One thing I don't like is Winn batting leadoff. Vizquel should be batting leadoff. Vizquel has much less power whereas Winn appears to be coming into his own power-wise with the Giants as a happy confluence of a number of different factors. This way, Winn has a better chance of hitting one out with someone on base. In addition, Vizquel apparently tired after the first month because his hitting was not that good after April.
Vizqeul has historically hit better leading off, however, so that could help offset whatever weakened him - perhaps it was all the stolen bases he did in April, I think there was a sharp dropoff after that. In addition, it bunches up our best hitters - Winn, Durham, Bonds, Alou - consecutively, so that pitchers cannot relax for an extended period. With Vizquel hitting 2nd, if he hits poorly again, he'll be a resting point separating Winn from the other batters.

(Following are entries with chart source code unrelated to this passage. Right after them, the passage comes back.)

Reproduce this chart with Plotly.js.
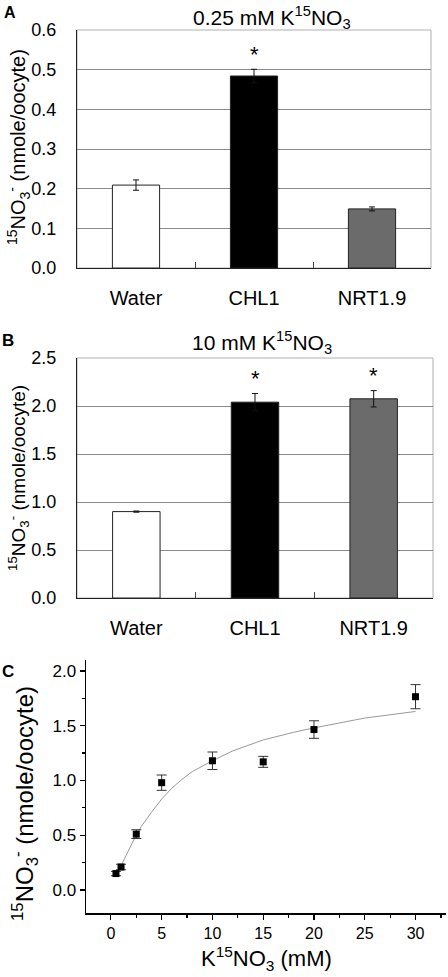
<!DOCTYPE html>
<html>
<head>
<meta charset="utf-8">
<script src="https://cdn.plot.ly/plotly-3.0.1.min.js"></script>
<style>html,body{margin:0;padding:0;background:#fff;}#chart{width:448px;height:977px;}</style>
</head>
<body>
<div id="chart"></div>
<script>
// ---- data ----
const cats = ['Water', 'CHL1', 'NRT1.9'];
const valsA = [0.209, 0.484, 0.149];
const errA = [0.013, 0.017, 0.005];
const valsB = [0.90, 2.04, 2.075];
const errB = [0.006, 0.09, 0.085];
const barColors = ['#ffffff', '#000000', '#6b6b6b'];
const sigA = ['', '*', ''];
const sigB = ['', '*', '*'];
const concX = [0.5, 1, 2.5, 5, 10, 15, 20, 30];
const uptakeY = [0.15, 0.21, 0.51, 0.98, 1.18, 1.17, 1.465, 1.765];
const uptakeErr = [0.02, 0.025, 0.04, 0.07, 0.08, 0.05, 0.08, 0.11];
const fitX = [1, 1.5, 2, 2.5, 3, 4, 5, 6, 7, 8, 10, 12, 15, 18, 20, 25, 30];
const fitY = [0.22, 0.32, 0.41, 0.50, 0.58, 0.71, 0.83, 0.93, 1.01, 1.08, 1.18, 1.27, 1.37, 1.44, 1.48, 1.57, 1.63];
const titleA = '0.25 mM K<sup>15</sup>NO<sub>3</sub>';
const titleB = '10 mM K<sup>15</sup>NO<sub>3</sub>';
const yTitle = '<sup>15</sup>NO<sub>3</sub><sup>-</sup> (nmole/oocyte)';
const xTitleC = 'K<sup>15</sup>NO<sub>3</sub> (mM)';
const ticksC = [0, 5, 10, 15, 20, 25, 30];

const W = 448, H = 977;
const px = v => v / W;
const py = v => 1 - v / H;
const FONT = 'Liberation Sans, Arial, sans-serif';

function barTrace(vals, errs, xa, ya) {
  return {
    type: 'bar', x: cats, y: vals, xaxis: xa, yaxis: ya, width: 0.4,
    marker: {color: barColors, line: {color: '#222', width: 1}},
    error_y: {type: 'data', array: errs, visible: true, color: '#111', thickness: 1, width: 3},
    showlegend: false, hoverinfo: 'skip'
  };
}

const traces = [
  barTrace(valsA, errA, 'x', 'y'),
  barTrace(valsB, errB, 'x2', 'y2'),
  {type: 'scatter', mode: 'lines', x: fitX, y: fitY, xaxis: 'x3', yaxis: 'y3',
   line: {color: '#9a9a9a', width: 1}, showlegend: false, hoverinfo: 'skip'},
  {type: 'scatter', mode: 'markers', x: concX, y: uptakeY, xaxis: 'x3', yaxis: 'y3',
   marker: {symbol: 'square', size: 7, color: '#000'},
   error_y: {type: 'data', array: uptakeErr, visible: true, color: '#333', thickness: 1, width: 5},
   showlegend: false, hoverinfo: 'skip'}
];

function catAxis(domain, anchor) {
  return {
    domain: domain, anchor: anchor, type: 'category', range: [-0.5, 2.5],
    showline: true, linecolor: '#222', linewidth: 1,
    ticks: 'inside', tickson: 'boundaries', ticklen: 6, tickcolor: '#444',
    tickfont: {family: FONT, size: 20, color: '#000'}, ticklabelstandoff: 12,
    showgrid: false, zeroline: false, fixedrange: true
  };
}
function valAxis(domain, anchor, range, dtick) {
  return {
    domain: domain, anchor: anchor, range: range, dtick: dtick, tickformat: '.1f',
    showline: true, linecolor: '#222', linewidth: 1,
    ticks: 'outside', ticklen: 16, tickcolor: 'rgba(0,0,0,0)',
    tickfont: {family: FONT, size: 18, color: '#000'},
    showgrid: true, gridcolor: '#8a8a8a', gridwidth: 1, zeroline: false, fixedrange: true
  };
}

const annotations = [];
function addAnn(o) {
  annotations.push(Object.assign({showarrow: false, font: {family: FONT, size: 20, color: '#000'}}, o));
}
// panel letters
addAnn({text: '<b>A</b>', xref: 'paper', yref: 'paper', x: px(10), y: py(12), xanchor: 'center', yanchor: 'middle', font: {family: FONT, size: 16, color: '#000'}});
addAnn({text: '<b>B</b>', xref: 'paper', yref: 'paper', x: px(8), y: py(340), xanchor: 'center', yanchor: 'middle', font: {family: FONT, size: 17, color: '#000'}});
addAnn({text: '<b>C</b>', xref: 'paper', yref: 'paper', x: px(8), y: py(671), xanchor: 'center', yanchor: 'middle', font: {family: FONT, size: 17, color: '#000'}});
// panel titles
addAnn({text: titleA, xref: 'paper', yref: 'paper', x: px(272), y: py(17), xanchor: 'center', yanchor: 'middle', font: {family: FONT, size: 21, color: '#000'}});
addAnn({text: titleB, xref: 'paper', yref: 'paper', x: px(262), y: py(342), xanchor: 'center', yanchor: 'middle', font: {family: FONT, size: 21, color: '#000'}});
// y titles
addAnn({text: yTitle, xref: 'paper', yref: 'paper', x: px(19), y: py(147), xanchor: 'center', yanchor: 'middle', textangle: -90, font: {family: FONT, size: 20, color: '#000'}});
addAnn({text: yTitle, xref: 'paper', yref: 'paper', x: px(18), y: py(478), xanchor: 'center', yanchor: 'middle', textangle: -90, font: {family: FONT, size: 19, color: '#000'}});
addAnn({text: yTitle, xref: 'paper', yref: 'paper', x: px(25), y: py(804), xanchor: 'center', yanchor: 'middle', textangle: -90, font: {family: FONT, size: 24, color: '#000'}});
addAnn({text: xTitleC, xref: 'paper', yref: 'paper', x: px(266), y: py(958), xanchor: 'center', yanchor: 'middle', font: {family: FONT, size: 22, color: '#000'}});
// significance stars
cats.forEach((c, i) => {
  if (sigA[i]) addAnn({text: sigA[i], xref: 'x', yref: 'y', x: c, y: valsA[i] + errA[i], yanchor: 'middle', yshift: 15, font: {family: FONT, size: 22, color: '#000'}});
  if (sigB[i]) addAnn({text: sigB[i], xref: 'x2', yref: 'y2', x: c, y: valsB[i] + errB[i], yanchor: 'middle', yshift: 15, font: {family: FONT, size: 22, color: '#000'}});
});

const boxLine = {color: '#b0b0b0', width: 1};
const shapes = [
  {type: 'rect', xref: 'x domain', yref: 'y domain', x0: 0, x1: 1, y0: 0, y1: 1, line: boxLine, layer: 'below'},
  {type: 'rect', xref: 'x2 domain', yref: 'y2 domain', x0: 0, x1: 1, y0: 0, y1: 1, line: boxLine, layer: 'below'}
];

const layout = {
  width: W, height: H, margin: {l: 0, r: 0, t: 0, b: 0},
  paper_bgcolor: '#fff', plot_bgcolor: '#fff', showlegend: false,
  font: {family: FONT, color: '#000'},
  xaxis: catAxis([px(77), px(431)], 'y'),
  yaxis: valAxis([py(268), py(30)], 'x', [0, 0.6], 0.1),
  xaxis2: catAxis([px(77), px(433)], 'y2'),
  yaxis2: valAxis([py(598), py(358)], 'x2', [0, 2.5], 0.5),
  xaxis3: {
    domain: [px(86), px(446)], anchor: 'y3', range: [-2.45, 33], tickvals: ticksC,
    showline: true, linecolor: '#000', linewidth: 1.5,
    ticks: 'outside', ticklen: 5, tickwidth: 1.2, tickcolor: '#000',
    minor: {dtick: 2.5, tick0: 0, ticks: 'outside', ticklen: 3, tickcolor: '#000', showgrid: false},
    tickfont: {family: FONT, size: 16, color: '#000'},
    showgrid: false, zeroline: false, fixedrange: true
  },
  yaxis3: {
    domain: [py(913), py(660)], anchor: 'x3', range: [-0.21, 2.1], dtick: 0.5, tick0: 0, tickformat: '.1f',
    showline: true, linecolor: '#000', linewidth: 1.5,
    ticks: 'outside', ticklen: 5, tickwidth: 1.2, tickcolor: '#000',
    minor: {dtick: 0.25, tick0: 0, ticks: 'outside', ticklen: 3, tickcolor: '#000', showgrid: false},
    tickfont: {family: FONT, size: 17, color: '#000'},
    showgrid: false, zeroline: false, fixedrange: true
  },
  annotations: annotations,
  shapes: shapes
};

Plotly.newPlot('chart', traces, layout, {displayModeBar: false, staticPlot: true});
</script>
</body>
</html>
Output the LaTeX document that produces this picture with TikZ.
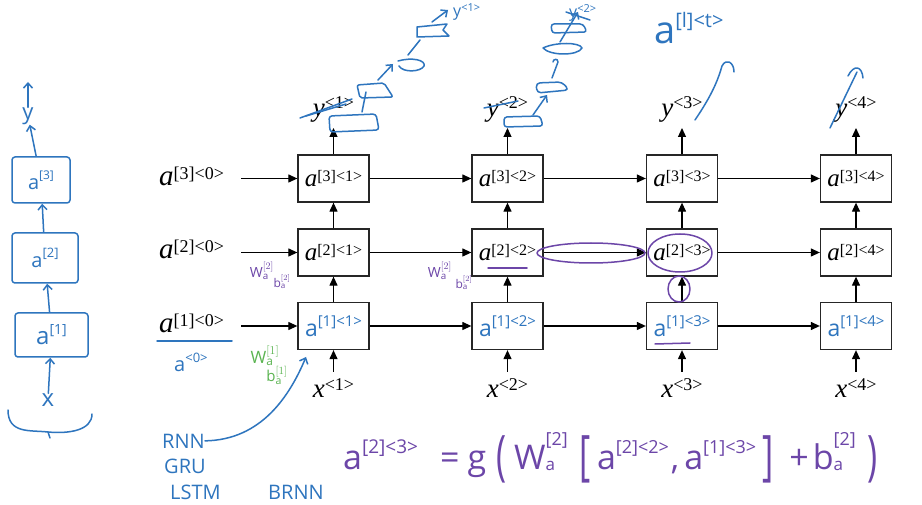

So I see a good year for Winn in 2006. He should be headed for career highs in a variety of offensive measures. He should be driving our offense from the top of the order, though I would prefer that he hit 2nd. Getting runs early will help our starting pitchers to relax and not worry about having to be too fine in their pitches. We all saw how he drove the offense late last season. And I think, finally, now that I've crunched through all these numbers, that it was a great deal to get Winn and a great deal to sign Winn for a three-year extension. As long as he stays injury free and continues to progress as I've outlined above, the contract could be a deal once everything is said and done.